Cultural feminism has also been criticized for engaging in capitalism, a practice which some feminists consider contradictory to feminist values and counterproductive to the feminist movement. To highlight problems with feminist capitalism, Echols analyzed the implementation, practices, and outcomes of the Feminist Economic Network (FEN), a feminist business that intended to use capitalism to help women overcome patriarchal barriers by lending money from feminist credit unions to feminist-owned businesses. She found the network exploited employees, rejected democracy, collectivity, and accountability, and justified hierarchies of power within the business by claiming sisterhood ensures that individual empowerment leads to collective empowerment for women. Echols's findings can be expanded upon by a critique of cultural feminist business practices in Off Our Backs. The authors explain that the "feminist" businesses cultural feminists advocate for depoliticize feminism, are inherently hierarchal, have minimal access to political economic influence, and are implicitly reformist.

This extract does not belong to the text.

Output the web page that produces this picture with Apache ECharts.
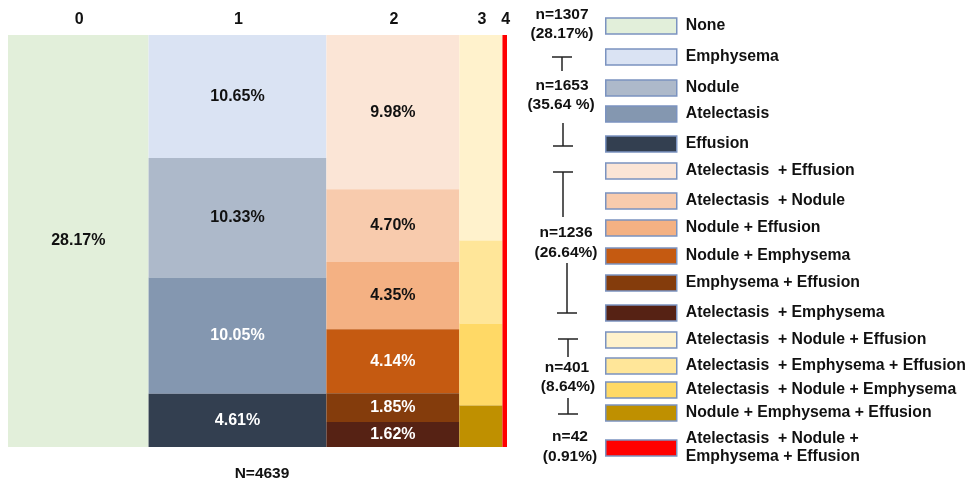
<!DOCTYPE html>
<html><head><meta charset="utf-8">
<script src="https://cdn.jsdelivr.net/npm/echarts@6/dist/echarts.min.js"></script>
<style>html,body{margin:0;padding:0;background:#fff}#c{width:969px;height:485px}</style>
</head><body><div id="c"></div>
<script>
// ---- data ----
const categories = ['None','Emphysema','Nodule','Atelectasis','Effusion',
  'Atelectasis + Effusion','Atelectasis + Nodule','Nodule + Effusion','Nodule + Emphysema','Emphysema + Effusion','Atelectasis + Emphysema',
  'Atelectasis + Nodule + Effusion','Atelectasis + Emphysema + Effusion','Atelectasis + Nodule + Emphysema','Nodule + Emphysema + Effusion',
  'Atelectasis + Nodule + Emphysema + Effusion'];
const percents = [28.17, 10.65,10.33,10.05,4.61, 9.98,4.70,4.35,4.14,1.85,1.62, 4.31,1.74,1.72,0.87, 0.91];
const groups   = [0, 1,1,1,1, 2,2,2,2,2,2, 3,3,3,3, 4];
const groupNames = ['0','1','2','3','4'];
const groupCounts = [1307,1653,1236,401,42];
const groupPctText = ['(28.17%)','(35.64 %)','(26.64%)','(8.64%)','(0.91%)'];
const totalN = 4639;
const labelledGroups = [0,1,2];

// ---- styles ----
const colors = ['#e2efda','#dae3f3','#adb9ca','#8497b0','#333f50',
  '#fbe5d6','#f8cbad','#f4b183','#c55a11','#843c0c','#562214',
  '#fff2cc','#ffe699','#ffd966','#bf9000','#ff0000'];
const whiteLabel = [false,false,false,true,true,false,false,false,true,true,true,false,false,false,false,false];
const FONT = 'Liberation Sans, Arial, Helvetica, sans-serif';
const legendCenters = [26,57,88,114,144,171,201,228,256,283,313,340,366,390,413,448];

// ---- layout from data ----
const nG = groupNames.length;
const gTot = new Array(nG).fill(0);
percents.forEach((p,i)=>{ gTot[groups[i]] += p; });
const gStart = []; let acc = 0;
for (let g=0; g<nG; g++){ gStart.push(acc); acc += gTot[g]; }
const gAcc = new Array(nG).fill(0);
const segData = percents.map((p,i)=>{
  const g = groups[i];
  const x0 = gStart[g], x1 = gStart[g] + gTot[g];
  const yTop = 1 - gAcc[g]/gTot[g];
  gAcc[g] += p;
  const yBot = 1 - gAcc[g]/gTot[g];
  return [x0, x1, yBot, yTop, i];
});

function segRender(params, api){
  const idx = api.value(4);
  const tl = api.coord([api.value(0), api.value(3)]);
  const br = api.coord([api.value(1), api.value(2)]);
  const el = {
    type:'rect',
    shape:{x:tl[0], y:tl[1], width:br[0]-tl[0], height:br[1]-tl[1]},
    style:{fill: colors[idx]}
  };
  if (labelledGroups.indexOf(groups[idx]) >= 0){
    el.textContent = {style:{text: percents[idx].toFixed(2)+'%', fill: whiteLabel[idx] ? '#ffffff' : '#111111', font: 'bold 16px '+FONT}};
    el.textConfig = {position:'inside'};
  }
  return el;
}

const series = categories.map((name,i)=>({
  name: name, type:'custom', renderItem: segRender,
  itemStyle:{color: colors[i]},
  encode:{x:[0,1], y:[2,3]},
  data:[segData[i]], silent:true
}));

series.push({
  name:'headers', type:'custom', silent:true,
  encode:{x:0, y:1},
  data: groupNames.map((n,g)=>[gStart[g]+gTot[g]/2, 1, g]),
  renderItem: function(params, api){
    const p = api.coord([api.value(0), api.value(1)]);
    return {type:'text', x:p[0]+1, y:p[1]-15, style:{text: groupNames[api.value(2)], font:'bold 16px '+FONT, fill:'#111', align:'center', verticalAlign:'middle'}};
  }
});

function legendText(name){
  let t = name.replace(/^Atelectasis \+/, 'Atelectasis  +');
  if (t.split(' + ').length === 4) t = 'Atelectasis  + Nodule +\nEmphysema + Effusion';
  return t;
}

const legends = categories.map((n,i)=>{
  const lines = legendText(n).split('\n').length;
  return {
    data:[n], left:605, top: legendCenters[i] - lines*9, orient:'vertical', padding:0,
    itemWidth:71, itemHeight:16, icon:'rect', selectedMode:false,
    itemStyle:{borderColor:'#7b93c0', borderWidth:1.5},
    textStyle:{fontFamily:FONT, fontWeight:'bold', fontSize:15.8, color:'#111', lineHeight:18, padding:[0,0,0,4]},
    formatter: legendText
  };
});

// ---- annotations ----
const annTextPos = [[562,15,562,34],[562,86,561,105],[566,233,566,253],[567,368,568,387],[570,437,570,457]];
const brackets = [
  [[552,57,572,57],[562,57,562,71]],
  [[563,123,563,146],[553,146,573,146]],
  [[553,172,573,172],[563,172,563,217]],
  [[567,263,567,313],[557,313,577,313]],
  [[558,339,578,339],[568,339,568,357]],
  [[568,398,568,414],[558,414,578,414]]
];
const graphic = [];
groupCounts.forEach((c,g)=>{
  const p = annTextPos[g];
  graphic.push({type:'text', x:p[0], y:p[1], style:{text:'n='+c, font:'bold 15.5px '+FONT, fill:'#111', align:'center', verticalAlign:'middle'}});
  graphic.push({type:'text', x:p[2], y:p[3], style:{text:groupPctText[g], font:'bold 15.5px '+FONT, fill:'#111', align:'center', verticalAlign:'middle'}});
});
brackets.forEach(b=>b.forEach(l=>{
  graphic.push({type:'line', shape:{x1:l[0],y1:l[1],x2:l[2],y2:l[3]}, style:{stroke:'#222', lineWidth:1.5}});
}));
graphic.push({type:'text', x:262, y:474, style:{text:'N='+totalN, font:'bold 15.5px '+FONT, fill:'#111', align:'center', verticalAlign:'middle'}});

const chart = echarts.init(document.getElementById('c'), null, {renderer:'canvas'});
chart.setOption({
  animation:false,
  backgroundColor:'#ffffff',
  grid:{left:8, right:462, top:35, bottom:38, containLabel:false},
  xAxis:{type:'value', min:0, max:100, show:false},
  yAxis:{type:'value', min:0, max:1, show:false},
  legend: legends,
  series: series,
  graphic: graphic
});
</script></body></html>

Additionally, the authors point out the flaws in cultural feminists' attempts to counter oppression through membership in an oppressive economic system, use of bootstrap theory, and turning feminism into both a commodity and market which ultimately serves "male" capitalism.

Verta Taylor and Leila J. Rupp have argued that critiques of cultural feminism are often an attack on lesbian feminism. Suzanne Staggenbourg's case study of Bloomington, Indiana led her to conclude that engagement in activities labeled as cultural feminist "provides little evidence that cultural feminism led to a decline in political activity in the women's movement".